Exercise goal -> Reproduce all entries verbatim, with nothing added or dropped.

Supplied entries ->

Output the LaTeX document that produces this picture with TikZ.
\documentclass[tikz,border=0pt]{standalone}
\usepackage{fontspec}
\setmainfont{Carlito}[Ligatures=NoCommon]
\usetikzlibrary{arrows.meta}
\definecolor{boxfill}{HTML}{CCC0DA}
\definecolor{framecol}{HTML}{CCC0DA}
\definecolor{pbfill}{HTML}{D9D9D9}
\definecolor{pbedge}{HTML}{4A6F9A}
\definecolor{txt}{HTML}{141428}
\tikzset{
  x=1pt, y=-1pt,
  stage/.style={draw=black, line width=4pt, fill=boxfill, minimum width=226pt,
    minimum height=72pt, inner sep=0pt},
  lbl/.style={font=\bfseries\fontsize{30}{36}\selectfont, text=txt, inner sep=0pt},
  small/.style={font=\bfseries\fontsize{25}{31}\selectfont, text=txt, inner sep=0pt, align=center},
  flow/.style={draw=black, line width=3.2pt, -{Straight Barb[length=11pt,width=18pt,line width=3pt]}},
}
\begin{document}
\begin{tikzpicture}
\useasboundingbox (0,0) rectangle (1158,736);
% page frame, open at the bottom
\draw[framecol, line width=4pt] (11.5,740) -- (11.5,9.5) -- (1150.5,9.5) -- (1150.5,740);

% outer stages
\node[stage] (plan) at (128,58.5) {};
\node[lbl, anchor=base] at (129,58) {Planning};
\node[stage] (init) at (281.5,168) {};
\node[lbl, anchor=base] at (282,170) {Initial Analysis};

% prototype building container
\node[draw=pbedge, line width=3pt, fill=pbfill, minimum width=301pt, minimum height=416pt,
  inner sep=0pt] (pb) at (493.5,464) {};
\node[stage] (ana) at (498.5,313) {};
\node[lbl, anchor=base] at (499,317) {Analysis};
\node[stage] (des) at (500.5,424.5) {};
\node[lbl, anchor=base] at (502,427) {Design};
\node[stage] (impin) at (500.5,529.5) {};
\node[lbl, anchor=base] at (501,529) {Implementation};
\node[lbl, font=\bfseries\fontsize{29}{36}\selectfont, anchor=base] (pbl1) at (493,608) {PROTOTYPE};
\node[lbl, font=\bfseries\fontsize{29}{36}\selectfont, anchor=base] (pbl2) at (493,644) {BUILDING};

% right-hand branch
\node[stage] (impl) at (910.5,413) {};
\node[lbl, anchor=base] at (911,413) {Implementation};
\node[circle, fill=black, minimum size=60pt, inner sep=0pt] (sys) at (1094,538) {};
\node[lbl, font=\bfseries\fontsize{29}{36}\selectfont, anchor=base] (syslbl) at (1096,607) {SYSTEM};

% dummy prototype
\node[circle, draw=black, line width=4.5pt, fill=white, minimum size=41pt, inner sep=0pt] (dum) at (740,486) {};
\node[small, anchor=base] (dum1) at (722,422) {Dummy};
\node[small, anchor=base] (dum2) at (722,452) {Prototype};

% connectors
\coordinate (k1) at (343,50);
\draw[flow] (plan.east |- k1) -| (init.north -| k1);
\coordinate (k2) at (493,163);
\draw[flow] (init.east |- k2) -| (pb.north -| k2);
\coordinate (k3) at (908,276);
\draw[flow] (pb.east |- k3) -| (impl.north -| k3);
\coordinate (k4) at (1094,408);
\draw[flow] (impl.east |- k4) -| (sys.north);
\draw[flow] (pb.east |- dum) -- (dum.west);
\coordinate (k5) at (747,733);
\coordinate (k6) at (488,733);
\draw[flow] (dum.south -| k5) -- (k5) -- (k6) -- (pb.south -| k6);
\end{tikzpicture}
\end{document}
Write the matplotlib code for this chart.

Answer to this problem ->
Output the LaTeX document that produces this picture with TikZ.
\documentclass[tikz,border=0pt]{standalone}
\usepackage{fontspec}
\setmainfont{Carlito}[Ligatures=NoCommon]
\usetikzlibrary{arrows.meta}
\definecolor{boxfill}{HTML}{CCC0DA}
\definecolor{framecol}{HTML}{CCC0DA}
\definecolor{pbfill}{HTML}{D9D9D9}
\definecolor{pbedge}{HTML}{4A6F9A}
\definecolor{txt}{HTML}{141428}
\tikzset{
  x=1pt, y=-1pt,
  stage/.style={draw=black, line width=4pt, fill=boxfill, minimum width=226pt,
    minimum height=72pt, inner sep=0pt},
  lbl/.style={font=\bfseries\fontsize{30}{36}\selectfont, text=txt, inner sep=0pt},
  small/.style={font=\bfseries\fontsize{25}{31}\selectfont, text=txt, inner sep=0pt, align=center},
  flow/.style={draw=black, line width=3.2pt, -{Straight Barb[length=11pt,width=18pt,line width=3pt]}},
}
\begin{document}
\begin{tikzpicture}
\useasboundingbox (0,0) rectangle (1158,736);
% page frame, open at the bottom
\draw[framecol, line width=4pt] (11.5,740) -- (11.5,9.5) -- (1150.5,9.5) -- (1150.5,740);

% outer stages
\node[stage] (plan) at (128,58.5) {};
\node[lbl, anchor=base] at (129,58) {Planning};
\node[stage] (init) at (281.5,168) {};
\node[lbl, anchor=base] at (282,170) {Initial Analysis};

% prototype building container
\node[draw=pbedge, line width=3pt, fill=pbfill, minimum width=301pt, minimum height=416pt,
  inner sep=0pt] (pb) at (493.5,464) {};
\node[stage] (ana) at (498.5,313) {};
\node[lbl, anchor=base] at (499,317) {Analysis};
\node[stage] (des) at (500.5,424.5) {};
\node[lbl, anchor=base] at (502,427) {Design};
\node[stage] (impin) at (500.5,529.5) {};
\node[lbl, anchor=base] at (501,529) {Implementation};
\node[lbl, font=\bfseries\fontsize{29}{36}\selectfont, anchor=base] (pbl1) at (493,608) {PROTOTYPE};
\node[lbl, font=\bfseries\fontsize{29}{36}\selectfont, anchor=base] (pbl2) at (493,644) {BUILDING};

% right-hand branch
\node[stage] (impl) at (910.5,413) {};
\node[lbl, anchor=base] at (911,413) {Implementation};
\node[circle, fill=black, minimum size=60pt, inner sep=0pt] (sys) at (1094,538) {};
\node[lbl, font=\bfseries\fontsize{29}{36}\selectfont, anchor=base] (syslbl) at (1096,607) {SYSTEM};

% dummy prototype
\node[circle, draw=black, line width=4.5pt, fill=white, minimum size=41pt, inner sep=0pt] (dum) at (740,486) {};
\node[small, anchor=base] (dum1) at (722,422) {Dummy};
\node[small, anchor=base] (dum2) at (722,452) {Prototype};

% connectors
\coordinate (k1) at (343,50);
\draw[flow] (plan.east |- k1) -| (init.north -| k1);
\coordinate (k2) at (493,163);
\draw[flow] (init.east |- k2) -| (pb.north -| k2);
\coordinate (k3) at (908,276);
\draw[flow] (pb.east |- k3) -| (impl.north -| k3);
\coordinate (k4) at (1094,408);
\draw[flow] (impl.east |- k4) -| (sys.north);
\draw[flow] (pb.east |- dum) -- (dum.west);
\coordinate (k5) at (747,733);
\coordinate (k6) at (488,733);
\draw[flow] (dum.south -| k5) -- (k5) -- (k6) -- (pb.south -| k6);
\end{tikzpicture}
\end{document}
Write the matplotlib code for this chart.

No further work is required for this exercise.